Feebate Debate
May 21, 2009
With a new national fuel economy standard that will require cars to achieve 39 miles per gallon by 2014, comes the issue that vehicles will cost consumers an additional $600 to $1,300, and automakers will struggle to make money on the gas misers they'll need to sell to meet the standard. Even though the vehicle purchase cost would be partially offset by fuel savings, this is typically not part of the car buyer's calculus.
Could the feebate be of assistance here? The fee in feebate goes to the gas guzzler, rebate to the miser. The feebate is applied (in concept at least) so that fees and rebates are balanced; it's revenue neutral. No one gets rich here, but no one gets hurt either (thinking about automakers in particular), and the fuel economy standard becomes a little more achievable.






















To be clear, feebate does not imply revenue neutrality. Feebates can be revenue neutral, revenue positive (a net tax) or revenue negative (a net subsidy).
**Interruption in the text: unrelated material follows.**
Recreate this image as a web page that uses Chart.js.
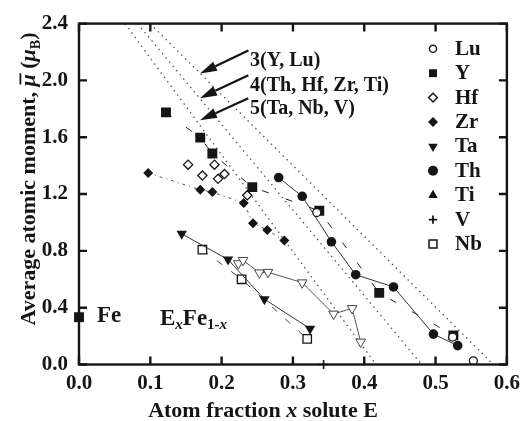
<!DOCTYPE html>
<html><head><meta charset="utf-8">
<script src="https://cdn.jsdelivr.net/npm/chart.js@4.4.1/dist/chart.umd.min.js"></script>
<style>html,body{margin:0;padding:0;background:#fff;}canvas{display:block;}</style>
</head><body>
<canvas id="c" width="526" height="421"></canvas>
<script>
// ---------- data ----------
const legendNames = ['Lu','Y','Hf','Zr','Ta','Th','Ti','V','Nb'];
const luX = [0.3334, 0.524, 0.553];            const luY = [1.07, 0.193, 0.026];
const yX  = [0.122, 0.170, 0.187, 0.243, 0.337, 0.421, 0.525];
const yY  = [1.775, 1.597, 1.485, 1.249, 1.082, 0.504, 0.205];
const hfX = [0.153, 0.173, 0.190, 0.195, 0.204, 0.236];
const hfY = [1.407, 1.330, 1.407, 1.307, 1.341, 1.191];
const zrX = [0.097, 0.170, 0.187, 0.231, 0.244, 0.264, 0.288];
const zrY = [1.348, 1.230, 1.214, 1.137, 0.995, 0.947, 0.873];
const taX = [0.144, 0.209, 0.260, 0.324];      const taY = [0.920, 0.739, 0.460, 0.252];
const thX = [0.280, 0.313, 0.354, 0.388, 0.441, 0.497, 0.531];
const thY = [1.316, 1.184, 0.864, 0.632, 0.546, 0.214, 0.133];
const tiX = [];                                const tiY = [];
const vX  = [0.343];                           const vY  = [0.0];
const nbX = [0.173, 0.228, 0.320];             const nbY = [0.808, 0.600, 0.180];
const ta2X = [0.2235, 0.230, 0.253, 0.265, 0.313, 0.357, 0.383, 0.395];
const ta2Y = [0.711, 0.734, 0.646, 0.650, 0.576, 0.356, 0.395, 0.159];
const feX = [0];                               const feY = [0.333];
const ref3X = [0.0996, 0.581];  const ref3Y = [2.4, 0];
const ref4X = [0.082, 0.4806];  const ref4Y = [2.4, 0];
const ref5X = [0.0645, 0.4165]; const ref5Y = [2.4, 0];
const xTicks = [0.0, 0.1, 0.2, 0.3, 0.4, 0.5, 0.6];
const yTicks = [0.0, 0.4, 0.8, 1.2, 1.6, 2.0, 2.4];
const refLabels = ['3(Y, Lu)', '4(Th, Hf, Zr, Ti)', '5(Ta, Nb, V)'];

// ---------- styling ----------
const SERIF = '"Liberation Serif", "Times New Roman", serif';
const INK = '#151515';
const pts = (xs, ys) => xs.map((x, i) => ({x: x, y: ys[i]}));

function series(label, xs, ys, o) {
  return Object.assign({
    label: label, data: pts(xs, ys), showLine: false,
    borderColor: '#222', borderWidth: 1,
    pointBorderColor: INK, pointBackgroundColor: INK,
    pointBorderWidth: 1.3, pointRadius: 5, pointHoverRadius: 5
  }, o);
}

const datasets = [
  series('Lu', luX, luY, {pointStyle: 'circle', pointRadius: 4, pointBackgroundColor: '#fff'}),
  series('Y', yX, yY, {pointStyle: 'rect', pointRadius: 7, pointBorderWidth: 0, showLine: true, borderDash: [7, 18], borderWidth: 1}),
  series('Hf', hfX, hfY, {pointStyle: 'rectRot', pointRadius: 4.6, pointBackgroundColor: '#fff'}),
  series('Zr', zrX, zrY, {pointStyle: 'rectRot', pointRadius: 5, pointBorderWidth: 0, showLine: true, borderDash: [3, 4, 1, 4], borderColor: '#555', borderWidth: 1}),
  series('Ta', taX, taY, {pointStyle: 'triangle', pointRotation: 180, pointRadius: 6, pointBorderWidth: 0, showLine: true, borderColor: '#333', borderWidth: 1}),
  series('Th', thX, thY, {pointStyle: 'circle', pointRadius: 4.8, pointBorderWidth: 0, showLine: true, borderColor: '#333', borderWidth: 1}),
  series('Ti', tiX, tiY, {pointStyle: 'triangle', pointRadius: 6, pointBorderWidth: 0}),
  series('V', vX, vY, {pointStyle: 'cross', pointRadius: 4.5, pointBorderWidth: 1.6, clip: false}),
  series('Nb', nbX, nbY, {pointStyle: 'rect', pointRadius: 6, pointBackgroundColor: '#fff', showLine: true, borderDash: [7, 11], borderColor: '#444', borderWidth: 1}),
  series('Ta2', ta2X, ta2Y, {pointStyle: 'triangle', pointRotation: 180, pointRadius: 5.6, pointBackgroundColor: '#fff', pointBorderColor: '#444', pointBorderWidth: 1, showLine: true, borderColor: '#444', borderWidth: 0.9}),
  series('Fe', feX, feY, {pointStyle: 'rect', pointRadius: 7, pointBorderWidth: 0, clip: false}),
  series('ref3', ref3X, ref3Y, {pointRadius: 0, showLine: true, borderDash: [1.5, 4], borderColor: '#555', borderWidth: 1.3}),
  series('ref4', ref4X, ref4Y, {pointRadius: 0, showLine: true, borderDash: [1.5, 4], borderColor: '#555', borderWidth: 1.3}),
  series('ref5', ref5X, ref5Y, {pointRadius: 0, showLine: true, borderDash: [1.5, 4], borderColor: '#555', borderWidth: 1.3})
];

const legendMarks = {
  Lu: {pointStyle: 'circle', radius: 3.6, fill: '#fff', borderWidth: 1.4},
  Y:  {pointStyle: 'rect', radius: 5.6, fill: INK, borderWidth: 0},
  Hf: {pointStyle: 'rectRot', radius: 4.4, fill: '#fff', borderWidth: 1.4},
  Zr: {pointStyle: 'rectRot', radius: 5, fill: INK, borderWidth: 0},
  Ta: {pointStyle: 'triangle', rotation: 180, radius: 5.5, fill: INK, borderWidth: 0},
  Th: {pointStyle: 'circle', radius: 5, fill: INK, borderWidth: 0},
  Ti: {pointStyle: 'triangle', radius: 5.5, fill: INK, borderWidth: 0},
  V:  {pointStyle: 'cross', radius: 4.2, fill: INK, borderWidth: 1.8},
  Nb: {pointStyle: 'rect', radius: 5.6, fill: '#fff', borderWidth: 1.5}
};

function mark(ctx, m, x, y) {
  ctx.save();
  ctx.fillStyle = m.fill; ctx.strokeStyle = INK; ctx.lineWidth = m.borderWidth || 0;
  Chart.helpers.drawPoint(ctx, {pointStyle: m.pointStyle, rotation: m.rotation || 0, radius: m.radius, borderWidth: m.borderWidth}, x, y);
  ctx.restore();
}

function rich(ctx, segs, cx, baseY, rotate) {
  ctx.save();
  ctx.translate(cx, baseY);
  if (rotate) ctx.rotate(-Math.PI / 2);
  ctx.textBaseline = 'alphabetic'; ctx.textAlign = 'left'; ctx.fillStyle = INK;
  let total = 0;
  segs.forEach(s => { ctx.font = s.font; s.w = ctx.measureText(s.t).width; total += s.w; });
  let x = -total / 2;
  segs.forEach(s => {
    ctx.font = s.font;
    ctx.fillText(s.t, x, s.dy || 0);
    if (s.over) ctx.fillRect(x + 2, -15.5, s.w - 1, 1.8);
    x += s.w;
  });
  ctx.restore();
}

const B = n => 'bold ' + n + 'px ' + SERIF;
const BI = n => 'italic bold ' + n + 'px ' + SERIF;

const deco = {
  id: 'deco',
  afterDraw(chart) {
    const ctx = chart.ctx, a = chart.chartArea;
    const xs = chart.scales.x, ys = chart.scales.y;
    ctx.save();
    // frame
    ctx.strokeStyle = INK; ctx.lineWidth = 2.4;
    ctx.strokeRect(a.left, a.top, a.right - a.left, a.bottom - a.top);
    // inward ticks on all four sides
    ctx.beginPath();
    xTicks.forEach(v => {
      const p = xs.getPixelForValue(v);
      ctx.moveTo(p, a.bottom); ctx.lineTo(p, a.bottom - 8);
      ctx.moveTo(p, a.top); ctx.lineTo(p, a.top + 8);
    });
    yTicks.forEach(v => {
      const p = ys.getPixelForValue(v);
      ctx.moveTo(a.left, p); ctx.lineTo(a.left + 8, p);
      ctx.moveTo(a.right, p); ctx.lineTo(a.right - 8, p);
    });
    ctx.stroke();

    // reference-line labels and arrows
    const tails = [[0.2375, 2.211], [0.2375, 2.037], [0.2375, 1.875]];
    const tips  = [[0.1697, 2.049], [0.1697, 1.875], [0.1697, 1.720]];
    const labelPos = [[0.2398, 2.1], [0.2398, 1.926], [0.2398, 1.766]];
    ctx.fillStyle = INK; ctx.strokeStyle = INK;
    refLabels.forEach((t, i) => {
      ctx.font = B(20); ctx.textAlign = 'left'; ctx.textBaseline = 'alphabetic';
      ctx.fillText(t, xs.getPixelForValue(labelPos[i][0]), ys.getPixelForValue(labelPos[i][1]));
      const x0 = xs.getPixelForValue(tails[i][0]), y0 = ys.getPixelForValue(tails[i][1]);
      const x1 = xs.getPixelForValue(tips[i][0]), y1 = ys.getPixelForValue(tips[i][1]);
      const ang = Math.atan2(y1 - y0, x1 - x0);
      const L = 17, W = 5;
      const bx = x1 - L * Math.cos(ang), by = y1 - L * Math.sin(ang);
      ctx.lineWidth = 2.2;
      ctx.beginPath(); ctx.moveTo(x0, y0); ctx.lineTo(bx, by); ctx.stroke();
      ctx.beginPath();
      ctx.moveTo(x1, y1);
      ctx.lineTo(bx + W * Math.sin(ang), by - W * Math.cos(ang));
      ctx.lineTo(bx - W * Math.sin(ang), by + W * Math.cos(ang));
      ctx.closePath(); ctx.fill();
    });

    // Fe and ExFe1-x labels
    ctx.font = B(23); ctx.textAlign = 'left'; ctx.textBaseline = 'alphabetic';
    ctx.fillText('Fe', xs.getPixelForValue(0.0251), ys.getPixelForValue(0.298));
    let px = xs.getPixelForValue(0.1136), py = ys.getPixelForValue(0.275);
    const parts = [
      {t: 'E', f: B(23), dy: 0}, {t: 'x', f: BI(15), dy: 4},
      {t: 'Fe', f: B(23), dy: 0}, {t: '1-', f: B(15), dy: 4}, {t: 'x', f: BI(15), dy: 4}
    ];
    parts.forEach(p => { ctx.font = p.f; ctx.fillText(p.t, px, py + p.dy); px += ctx.measureText(p.t).width; });

    // legend
    legendNames.forEach((n, i) => {
      const my = 48.8 + 24.4 * i;
      mark(ctx, legendMarks[n], 433, my);
      ctx.fillStyle = INK; ctx.font = B(21); ctx.textAlign = 'left'; ctx.textBaseline = 'alphabetic';
      ctx.fillText(n, 455, my + 6);
    });

    // axis titles
    rich(ctx, [
      {t: 'Atom fraction ', font: B(22)}, {t: 'x', font: BI(22)}, {t: ' solute E', font: B(22)}
    ], 263, 417, false);
    rich(ctx, [
      {t: 'Average atomic moment, ', font: B(22)},
      {t: '\u03bc', font: BI(22), over: true},
      {t: ' (', font: B(22)},
      {t: '\u03bc', font: BI(22)},
      {t: 'B', font: B(14), dy: 5},
      {t: ')', font: B(22)}
    ], 35, 179, true);
    ctx.restore();
  }
};

new Chart(document.getElementById('c'), {
  type: 'scatter',
  data: {datasets: datasets},
  plugins: [deco],
  options: {
    responsive: false, animation: false, events: [],
    layout: {padding: {top: 19.5, right: 19, left: 0, bottom: 0}},
    plugins: {legend: {display: false}, tooltip: {enabled: false}},
    scales: {
      x: {
        type: 'linear', min: 0, max: 0.6,
        afterFit: s => { s.height = 56.5; },
        afterBuildTicks: s => { s.ticks = xTicks.map(v => ({value: v})); },
        ticks: {font: {family: SERIF, weight: 'bold', size: 21}, color: INK, padding: 6,
                maxRotation: 0, autoSkip: false, callback: v => Number(v).toFixed(1)},
        grid: {display: false, drawTicks: false, tickLength: 0}, border: {display: false}
      },
      y: {
        type: 'linear', min: 0, max: 2.4,
        afterFit: s => { s.width = 79; },
        afterBuildTicks: s => { s.ticks = yTicks.map(v => ({value: v})); },
        ticks: {font: {family: SERIF, weight: 'bold', size: 21}, color: INK, padding: 11,
                autoSkip: false, callback: v => Number(v).toFixed(1)},
        grid: {display: false, drawTicks: false, tickLength: 0}, border: {display: false}
      }
    }
  }
});
</script>
</body></html>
Given that a fuel efficient vehicle isn't good but merely less bad (with respect to carbon, air pollution, foreign trade imbalance, etc), most economists would argue that these externalities should be paid for in the form of a tax. Sure, you could just tax gasoline, but keep in mind that actually manufacturing the vehicle has detrimental externalities, and so perhaps instead of a revenue neutral feebate, we ought to have an expanded, multi-tiered gas guzzler tax instead of the single step, SUV exempt version which essentially serves as a Ferrari tax.